*Collected data*.

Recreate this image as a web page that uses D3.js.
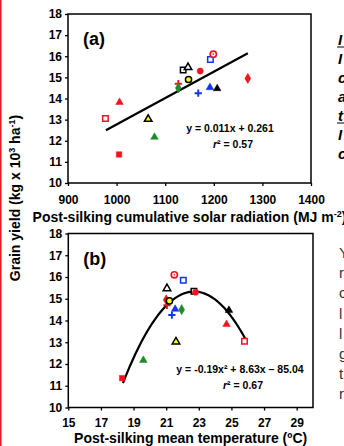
<!DOCTYPE html>
<html><head><meta charset="utf-8">
<script src="https://cdn.jsdelivr.net/npm/d3@7"></script>
<style>
html,body{margin:0;padding:0;background:#fff;overflow:hidden}
svg{display:block;font-family:Arial,"Liberation Sans",sans-serif}
</style></head>
<body>
<svg id="c" width="344" height="446"></svg>
<script>
// ---- data ----
const markerIds = ["redOpenSquare","redTriangle","redSquare","yellowTriangle","greenTriangle","redPlus","greenDiamond","blackOpenSquare","blackOpenTriangle","redDiamond","yellowCircle","bluePlus","redCircle","blueTriangle","blackTriangle","blueOpenSquare","redRing"];
const radiation   = [977,1006,1005,1065,1078,1127,1127,1137,1147,1270,1148,1168,1172,1192,1207,1193,1199];
const temperature = [25.8,24.7,18.3,21.6,19.6,21.05,21.95,22.7,21.05,21.0,21.2,21.35,22.8,21.55,24.85,22.05,21.5];
const grainYield  = [13.05,13.85,11.35,13.05,12.2,14.7,14.5,15.35,15.5,14.95,14.9,14.25,15.3,14.55,14.5,15.85,16.1];
const radTicks  = [900,1000,1100,1200,1300,1400];
const tempTicks = [15,17,19,21,23,25,27,29];
const yieldTicks = [10,11,12,13,14,15,16,17,18];
// fitted relations (as drawn)
const linearFit = {slope:0.0125, intercept:0.27, from:978, to:1270};
const quadFit = {a:-0.221, b:10.04, c:-98.7, from:18.35, to:25.95};
const eqA = ["y = 0.011x + 0.261", "r² = 0.57"];
const eqB = ["y = -0.19x² + 8.63x – 85.04", "r² = 0.67"];
const sideTextA = ["I","I","c","a","t","I","c"];
const sideTextB = ["Y","r","c","l","l","g","t","r"];

// ---- styles ----
const RED="#f0141e", BLUE="#1432f0", GREEN="#1e8c28", YEL="#ffff00";
const style = {
  redOpenSquare:{shape:"square",fill:"#fff",stroke:RED},
  redTriangle:{shape:"triangle",fill:RED,stroke:RED},
  redSquare:{shape:"square",fill:RED,stroke:RED},
  yellowTriangle:{shape:"triangle",fill:YEL,stroke:"#000"},
  greenTriangle:{shape:"triangle",fill:GREEN,stroke:GREEN},
  redPlus:{shape:"plus",stroke:RED},
  greenDiamond:{shape:"diamond",fill:GREEN,stroke:GREEN},
  blackOpenSquare:{shape:"square",fill:"#fff",stroke:"#000"},
  blackOpenTriangle:{shape:"triangle",fill:"#fff",stroke:"#000"},
  redDiamond:{shape:"diamond",fill:RED,stroke:RED},
  yellowCircle:{shape:"circle",fill:YEL,stroke:"#000"},
  bluePlus:{shape:"plus",stroke:BLUE},
  redCircle:{shape:"circle",fill:RED,stroke:RED},
  blueTriangle:{shape:"triangle",fill:BLUE,stroke:BLUE},
  blackTriangle:{shape:"triangle",fill:"#000",stroke:"#000"},
  blueOpenSquare:{shape:"square",fill:"#fff",stroke:BLUE},
  redRing:{shape:"ring",fill:"#fff",stroke:RED}
};

const svg = d3.select("#c");
svg.append("rect").attr("width",344).attr("height",446).attr("fill","#fff");
// red page rule at left
svg.append("line").attr("x1",0.8).attr("x2",0.8).attr("y1",0).attr("y2",446)
  .attr("stroke","#e02020").attr("stroke-width",1.6);

function drawMarker(g, id, x, y){
  const s = style[id];
  if(s.shape==="plus"){
    const p = g.append("g").attr("transform",`translate(${x},${y})`);
    p.append("path").attr("d","M-3.6,0H3.6M0,-3.6V3.6").attr("stroke",s.stroke).attr("stroke-width",1.9).attr("fill","none");
    return;
  }
  if(s.shape==="ring"){
    g.append("circle").attr("cx",x).attr("cy",y).attr("r",3.1).attr("fill","#fff").attr("stroke",s.stroke).attr("stroke-width",1.7);
    g.append("circle").attr("cx",x).attr("cy",y).attr("r",0.8).attr("fill",s.stroke);
    return;
  }
  const sym = {square:d3.symbolSquare,triangle:d3.symbolTriangle,circle:d3.symbolCircle,diamond:d3.symbolDiamond}[s.shape];
  const size = {square:30,triangle:25,circle:30,diamond:30}[s.shape];
  const open = s.fill!==s.stroke;
  g.append("path").attr("d",d3.symbol().type(sym).size(size)())
    .attr("transform",`translate(${x},${y + (s.shape==="triangle"?0.6:0)})`)
    .attr("fill",s.fill).attr("stroke",s.stroke).attr("stroke-width",open?1.5:0.5);
}

function panel(opt){
  const g = svg.append("g");
  const x = d3.scaleLinear().domain(opt.xDomain).range(opt.xRange);
  const y = d3.scaleLinear().domain([10,18]).range(opt.yRange);
  // frame
  g.append("rect").attr("x",opt.xRange[0]).attr("y",opt.yRange[1])
    .attr("width",opt.xRange[1]-opt.xRange[0]).attr("height",opt.yRange[0]-opt.yRange[1])
    .attr("fill","none").attr("stroke","#000").attr("stroke-width",1.5);
  const yAx = g.append("g").attr("transform",`translate(${opt.xRange[0]},0)`)
    .call(d3.axisLeft(y).tickValues(yieldTicks).tickSize(3).tickPadding(3).tickFormat(d3.format("d")));
  const xAx = g.append("g").attr("transform",`translate(0,${opt.yRange[0]})`)
    .call(d3.axisBottom(x).tickValues(opt.ticks).tickSize(3).tickPadding(opt.xPad).tickFormat(d3.format("d")));
  [yAx,xAx].forEach(a=>{
    a.select(".domain").remove();
    a.selectAll("line").attr("stroke","#000").attr("stroke-width",1.3);
    a.selectAll("text").attr("font-size",12).attr("font-weight","bold").attr("fill","#000")
      .attr("font-family",'Arial,"Liberation Sans",sans-serif');
  });
  // fit
  g.append("path").datum(opt.fitPts).attr("fill","none").attr("stroke","#000").attr("stroke-width",2.2)
    .attr("d",d3.line().x(d=>x(d[0])).y(d=>y(d[1])));
  // points
  const pts = g.append("g");
  markerIds.forEach((id,i)=>drawMarker(pts,id,x(opt.xs[i]),y(grainYield[i])));
  // label
  g.append("text").attr("x",opt.xRange[0]+15).attr("y",opt.yRange[1]+31).text(opt.label)
    .attr("font-size",18).attr("font-weight","bold");
  // equation
  g.append("text").attr("x",opt.eqX).attr("y",opt.eqY).attr("text-anchor","middle")
    .attr("font-size",10.5).attr("font-weight","bold").text(opt.eq[0]);
  const r2 = g.append("text").attr("x",opt.eqX+3).attr("y",opt.eqY+16).attr("text-anchor","middle")
    .attr("font-size",10.5).attr("font-weight","bold");
  r2.append("tspan").attr("font-style","italic").text("r");
  r2.append("tspan").text(opt.eq[1].slice(1));
  // x title
  const t = g.append("text").attr("x",(opt.xRange[0]+opt.xRange[1])/2).attr("y",opt.titleY)
    .attr("text-anchor","middle").attr("font-size",14).attr("font-weight","bold");
  opt.title(t);
}

const linPts = [linearFit.from, linearFit.to].map(v=>[v, linearFit.slope*v+linearFit.intercept]);
const quadPts = d3.range(0,101).map(k=>{
  const v = quadFit.from + (quadFit.to-quadFit.from)*k/100;
  return [v, quadFit.a*v*v + quadFit.b*v + quadFit.c];
});

panel({xDomain:[900,1400], xRange:[68,311], yRange:[183,14], ticks:radTicks, xPad:9,
  xs:radiation, fitPts:linPts, label:"(a)", eq:eqA, eqX:230, eqY:132, titleY:222,
  title:t=>{t.append("tspan").text("Post-silking cumulative solar radiation (MJ m");
            t.append("tspan").attr("font-size",9).attr("dy",-5).text("-2");
            t.append("tspan").attr("dy",5).text(")");}});
panel({xDomain:[15,30], xRange:[68.3,313], yRange:[407.5,233.5], ticks:tempTicks, xPad:8,
  xs:temperature, fitPts:quadPts, label:"(b)", eq:eqB, eqX:240, eqY:373, titleY:443,
  title:t=>{t.text("Post-silking mean temperature (ºC)");}});

// y axis title
const yt = svg.append("text").attr("transform","translate(20,198) rotate(-90)")
  .attr("text-anchor","middle").attr("font-size",14).attr("font-weight","bold");
yt.append("tspan").text("Grain yield (kg x 10");
yt.append("tspan").attr("font-size",9).attr("dy",-5).text("3");
yt.append("tspan").attr("dy",5).text(" ha");
yt.append("tspan").attr("font-size",9).attr("dy",-5).text("-1");
yt.append("tspan").attr("dy",5).text(")");

// cut-off neighbouring text on the right
sideTextA.forEach((c,i)=>{
  svg.append("text").attr("x",338).attr("y",45+i*19).attr("font-size",15)
    .attr("font-weight","bold").attr("font-style","italic").text(c);
  if(i===0||i===4) svg.append("line").attr("x1",337).attr("x2",344).attr("y1",47+i*19).attr("y2",47+i*19).attr("stroke","#000").attr("stroke-width",1);
});
sideTextB.forEach((c,i)=>{
  svg.append("text").attr("x",339).attr("y",258+i*20.2).attr("font-size",15)
    .attr("fill","#333").text(c);
});
</script>
</body></html>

*Your instructions*. In the listing, find each line with the string "page" and copy it.

*Solution to the problem*.
Recreate this image as a web page that uses D3.js.
// red page rule at left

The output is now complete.